JEFFERSON CITY — The Missouri House advanced a bill Tuesday that would reinstate tax credits for donations to certain charitable organizations.
Tax credits on donations to food pantries, pregnancy resource centers and child crisis nurseries have either expired or will expire during 2013, but the measure given first-round approval on a 153-3 vote would reinstate the credits until 2019.
The legislation needs one more affirmative vote in the House before moving to the Senate. The Senate passed similar legislation last week.
The bill's sponsor, Rep. Eric Burlison, R-Springfield, argued it was important to reinstate these tax credits because they spur private donations to charities, which he said was preferred over state bureaucracy carrying out the same activities.
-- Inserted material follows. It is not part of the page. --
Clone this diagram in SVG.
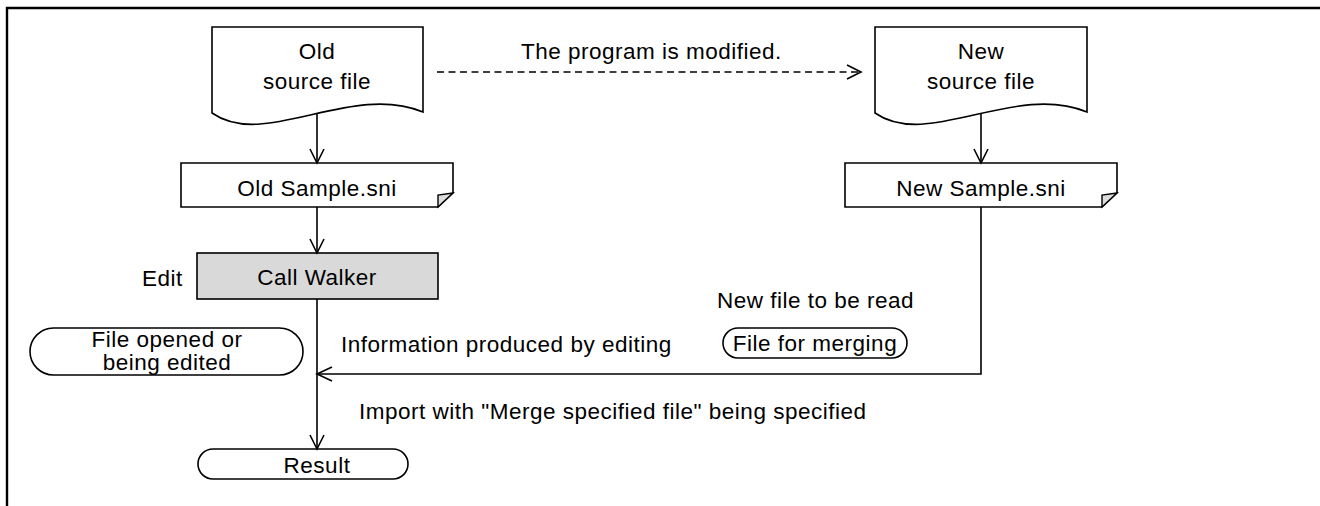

The tax credits had been allowed to expire because they became tied to an effort to scale back larger economic development incentives. Rep. Kevin Engler said the Legislature "dropped the ball" in not reinstating the programs sooner.
"A lot of these agencies are in desperate needs of funds. ... We should have done this last year," Engler, R-Farmington, said.
The legislation also extends the expiration date on tax credits for the surviving spouse of a slain public service official and for homeowners making their houses more accessible when caring for a person with a disability.
The tax programs combined are projected to cost $3 million annually in forgone state revenue, although the programs could grow to about $8 million annually under their current caps. Donations to included charities that occur after Jan. 1 of this year would still garner a tax credit under the bill.
While the final bill passed overwhelmingly, Democrats raised concerns during debate over the pregnancy resource tax credit. Rep. Kimberly Gardner, D-St. Louis City, said many of the resource centers don't have a doctor or nurse on staff and don't give viable family planning options.
An effort to remove the pregnancy resource tax credit from the bill failed. The House voted 120-38 to keep that section in the bill.